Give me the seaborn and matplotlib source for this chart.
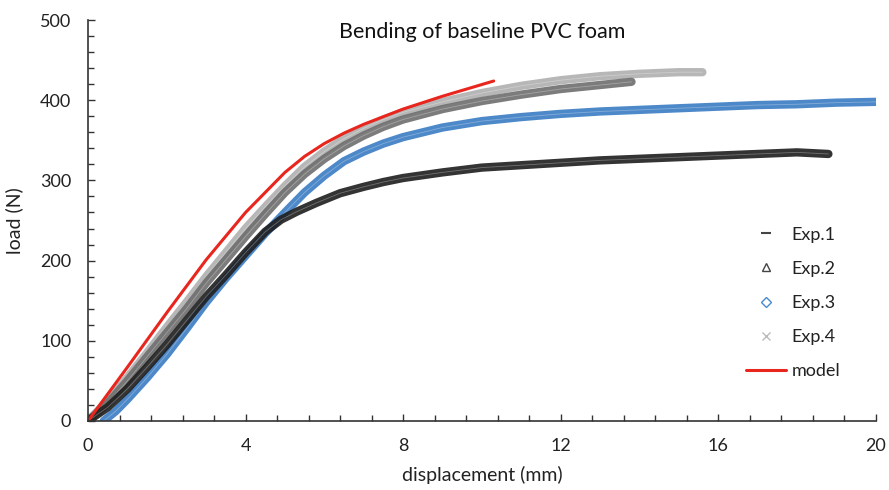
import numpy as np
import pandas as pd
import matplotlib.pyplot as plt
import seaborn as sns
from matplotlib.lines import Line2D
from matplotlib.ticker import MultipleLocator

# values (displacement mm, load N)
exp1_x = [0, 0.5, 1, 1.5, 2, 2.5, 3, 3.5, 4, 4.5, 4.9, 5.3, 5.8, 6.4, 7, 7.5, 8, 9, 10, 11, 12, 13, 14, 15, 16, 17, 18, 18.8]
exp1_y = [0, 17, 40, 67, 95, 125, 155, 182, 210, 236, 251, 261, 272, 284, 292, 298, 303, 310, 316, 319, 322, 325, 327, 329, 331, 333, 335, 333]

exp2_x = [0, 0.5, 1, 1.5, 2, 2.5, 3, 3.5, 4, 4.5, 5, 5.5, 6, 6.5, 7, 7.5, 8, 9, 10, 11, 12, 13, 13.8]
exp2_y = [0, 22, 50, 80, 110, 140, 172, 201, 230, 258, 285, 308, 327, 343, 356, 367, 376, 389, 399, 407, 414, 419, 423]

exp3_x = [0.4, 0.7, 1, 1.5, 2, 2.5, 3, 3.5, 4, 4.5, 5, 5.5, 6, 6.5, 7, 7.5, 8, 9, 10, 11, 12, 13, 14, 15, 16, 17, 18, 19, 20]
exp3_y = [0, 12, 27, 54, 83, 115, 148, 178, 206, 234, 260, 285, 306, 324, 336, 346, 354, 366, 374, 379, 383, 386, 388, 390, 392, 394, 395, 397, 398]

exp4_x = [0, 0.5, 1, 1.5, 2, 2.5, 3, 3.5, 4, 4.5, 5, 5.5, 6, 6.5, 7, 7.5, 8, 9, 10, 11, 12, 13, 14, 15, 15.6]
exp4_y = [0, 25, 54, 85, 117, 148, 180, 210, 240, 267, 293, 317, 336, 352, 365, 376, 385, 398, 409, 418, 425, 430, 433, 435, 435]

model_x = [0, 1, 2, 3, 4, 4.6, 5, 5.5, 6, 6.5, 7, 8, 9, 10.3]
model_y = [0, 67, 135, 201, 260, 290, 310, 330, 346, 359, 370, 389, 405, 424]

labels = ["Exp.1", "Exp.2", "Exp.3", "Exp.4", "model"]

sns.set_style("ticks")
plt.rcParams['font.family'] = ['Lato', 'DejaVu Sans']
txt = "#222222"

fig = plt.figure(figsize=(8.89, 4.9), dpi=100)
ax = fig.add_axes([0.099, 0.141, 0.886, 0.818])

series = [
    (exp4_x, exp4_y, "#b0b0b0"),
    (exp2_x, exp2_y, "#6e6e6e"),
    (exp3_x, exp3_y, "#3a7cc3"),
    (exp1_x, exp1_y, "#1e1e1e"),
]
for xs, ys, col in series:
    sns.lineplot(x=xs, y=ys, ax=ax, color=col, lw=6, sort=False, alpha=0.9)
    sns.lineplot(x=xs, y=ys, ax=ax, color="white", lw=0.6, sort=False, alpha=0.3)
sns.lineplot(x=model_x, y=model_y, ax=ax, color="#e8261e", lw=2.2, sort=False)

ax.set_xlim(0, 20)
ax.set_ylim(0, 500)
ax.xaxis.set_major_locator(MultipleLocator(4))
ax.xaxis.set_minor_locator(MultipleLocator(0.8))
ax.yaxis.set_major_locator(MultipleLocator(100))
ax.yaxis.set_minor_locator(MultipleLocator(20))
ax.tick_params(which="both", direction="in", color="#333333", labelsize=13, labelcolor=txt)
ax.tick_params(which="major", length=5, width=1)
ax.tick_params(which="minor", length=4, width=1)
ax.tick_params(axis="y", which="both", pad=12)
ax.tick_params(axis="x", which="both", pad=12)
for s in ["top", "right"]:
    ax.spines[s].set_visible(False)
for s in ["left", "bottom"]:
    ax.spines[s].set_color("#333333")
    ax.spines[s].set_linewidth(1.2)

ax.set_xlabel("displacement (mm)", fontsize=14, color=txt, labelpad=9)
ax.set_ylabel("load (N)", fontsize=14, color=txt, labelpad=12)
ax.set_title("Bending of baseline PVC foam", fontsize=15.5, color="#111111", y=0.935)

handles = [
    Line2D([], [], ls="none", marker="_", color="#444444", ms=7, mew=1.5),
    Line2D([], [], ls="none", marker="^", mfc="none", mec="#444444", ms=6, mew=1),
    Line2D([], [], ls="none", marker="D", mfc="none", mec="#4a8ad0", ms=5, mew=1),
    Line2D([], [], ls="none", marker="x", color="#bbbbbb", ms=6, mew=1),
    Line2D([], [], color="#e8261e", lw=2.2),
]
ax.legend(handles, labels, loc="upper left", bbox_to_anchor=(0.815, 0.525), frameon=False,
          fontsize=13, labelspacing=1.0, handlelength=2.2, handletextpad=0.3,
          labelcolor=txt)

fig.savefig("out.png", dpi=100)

Task: Gather from the data above every line with the string "matplotlib".

Solved problem:
Give me the seaborn and matplotlib source for this chart.
import matplotlib.pyplot as plt
from matplotlib.lines import Line2D
from matplotlib.ticker import MultipleLocator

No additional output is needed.